Brown's destination here is that all of this could have been avoided if the various characters were mentally and morally stronger so that they couldn't have been deceived -- "If Wieland had framed juster notions of moral duty, and of the divine attributes; or if I had been gifted with ordinary equanimity or foresight," Clara writes at the end. But I feel like this could have been more concretely avoided if their dad had never blown up. It's hard to drive home your moral or philosophical points when around them you've constructed a story of such monumental absurdity. Questions that begin with "If only..." become meaningless in the face of this kind of madness.
In fairness, Wieland is far from uninteresting. Some of this interest is simply historical, such as the idea that a man murdering his entire family was apparently so outlandish at the time Brown wrote the novel that the very notion of it could be taken, for a while, as evidence that something otherworldly and infernal was at play. Ordinary human madness doesn't take this form, Clara argues at one point, only to be told, well, yes it does (and supposedly Brown was partly inspired by a real murder). Also fascinating is the section describing Clara's desire to visit her brother in prison, but being warned not to because if real life were to intrude into Wieland's life, the psychosis everyone believes led him to commit these horrible acts would break down and the horror of his crimes would be revealed to him, the argument being, does Clara really want her brother to suffer that fate? If Wieland believes he's done right by murdering his family, and given that he's going to be punished in a legal sense, would piling on unbearable guilt, the freedom from which is the only mercy Wieland has been granted, be just, or desired in any way? To my knowledge, I've never heard this argument made in a film or novel, or in a true story, that involves horrible murders committed in the midst of a similarly morally-twisted psychosis, and it's very intriguing and provocative.
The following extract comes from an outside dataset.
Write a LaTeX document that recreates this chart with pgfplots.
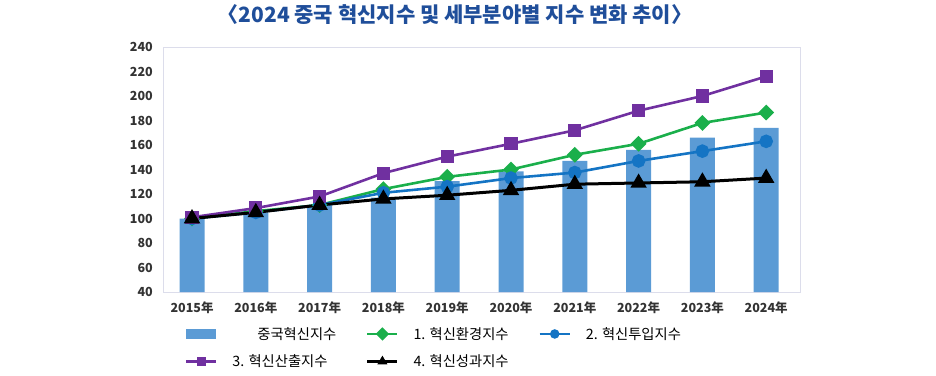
\documentclass[border=0pt]{standalone}
\usepackage{pgfplots}
\pgfplotsset{compat=1.18}
\usepackage{fontspec}
\setmainfont{Noto Sans CJK KR}
\definecolor{barblue}{HTML}{5B9BD5}
\definecolor{lgreen}{HTML}{1AAF4B}
\definecolor{lblue}{HTML}{1474C4}
\definecolor{lpurple}{HTML}{7030A0}
\definecolor{titleblue}{HTML}{1F4E9A}
\definecolor{framec}{HTML}{DCDDEB}
\definecolor{ticktext}{HTML}{333333}
\begin{document}
\begin{tikzpicture}[x=1pt,y=1pt]
\begin{axis}[
  anchor=south west, at={(0,0)}, scale only axis,
  width=637pt, height=245pt,
  xmin=-0.455, xmax=9.53, ymin=40, ymax=240,
  xtick={0,...,9},
  xticklabels={2015年,2016年,2017年,2018年,2019年,2020年,2021年,2022年,2023年,2024年},
  ytick={40,60,...,240},
  /pgf/number format/assume math mode=true,
  major tick length=0pt,
  tick style={draw=none},
  axis line style={draw=framec, line width=0.8pt},
  ticklabel style={font=\bfseries\fontsize{12.5}{12.5}\selectfont, text=ticktext, inner sep=0pt},
  yticklabel shift=10pt,
  xticklabel shift=10pt,
  legend style={at={(axis description cs:0.0345,-0.143)}, anchor=north west,
    draw=none, fill=none, inner sep=0pt, font=\fontsize{14.3}{14.3}\selectfont,
    nodes={inner sep=0pt, anchor=west},
    /tikz/every odd column/.append style={column sep=15pt},
    /tikz/every even column/.append style={column sep=30pt},
    row sep=14pt},
  legend columns=3,
  legend cell align=left,
]
\addplot[ybar, bar width=25pt, bar shift=0pt, fill=barblue, draw=none,
  legend image code/.code={\fill[barblue] (0pt,-5pt) rectangle (30pt,5pt);}]
  coordinates {(0,100) (1,104.5) (2,111) (3,117) (4,130.5) (5,138.5) (6,147) (7,156) (8,166) (9,174)};
\addlegendentry{\hspace{25pt}중국혁신지수}
\pgfplotsset{every axis plot/.append style={
  legend image code/.code={\draw[##1, mark repeat=2, mark phase=2, mark size=3.6pt, line width=2.2pt] plot coordinates {(0pt,0pt)(15pt,0pt)(30pt,0pt)};}}}
\addplot[lgreen, line width=2.6pt, mark=square*, mark size=4.3pt, mark options={rotate=45, solid}]
  coordinates {(0,100) (1,106) (2,111) (3,124) (4,134) (5,140) (6,152) (7,161) (8,178) (9,186.5)};
\addlegendentry{1. 혁신환경지수}
\addplot[lblue, line width=2.6pt, mark=*, mark size=5.5pt]
  coordinates {(0,100) (1,105) (2,111) (3,121) (4,126) (5,133) (6,137.5) (7,147) (8,155) (9,163)};
\addlegendentry{2. 혁신투입지수}
\addplot[lpurple, line width=2.6pt, mark=square*, mark size=5.3pt]
  coordinates {(0,101) (1,108.5) (2,118) (3,137) (4,150.5) (5,161) (6,172) (7,188) (8,200) (9,216)};
\addlegendentry{3. 혁신산출지수}
\addplot[black, line width=3pt, mark=triangle*, mark size=6.5pt]
  coordinates {(0,100) (1,105) (2,111) (3,116) (4,119) (5,123) (6,128) (7,129) (8,130) (9,133)};
\addlegendentry{4. 혁신성과지수}
\end{axis}
\node[font=\bfseries\fontsize{21}{21}\selectfont, text=titleblue] at (292,277) {〈2024 중국 혁신지수 및 세부분야별 지수 변화 추이〉};
\pgfresetboundingbox
\useasboundingbox (-163,-83) rectangle (773,292);
\end{tikzpicture}
\end{document}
There is, in fact, a good deal in Wieland that would make a much better novel than the one Brown wrote.
4 comments:
Interesting start, Bill.
Nice beginning Bill. This has become my favorite thing in October. No fooling.
Thank you, fellows.
More and more I find in my readings that a good deal of the proto-Gothic and fully-Gothic novels that the horror genre arose from are utterly bonkers. I remember reading THE CASTLE OF OTRANTO and being unable to decide if a minor character's death by way of a gigantic, crushing helmet was either the greatest thing I ever read or the stupidest thing I ever read.
I heard about WIELAND thru the Newman & Jones book and it *sounded* like a fairly gripping courtroom drama with light accents of supernatural horror, but it seems like it turns into a bad (good?) episode of SCOOBY DOO once the ventriloquism rolls out.
I actually kind of like the fact that the murders (from the sound of it) go completely unsolved and generally uncared for. It's both hilarious and actually kind of freaking creepy.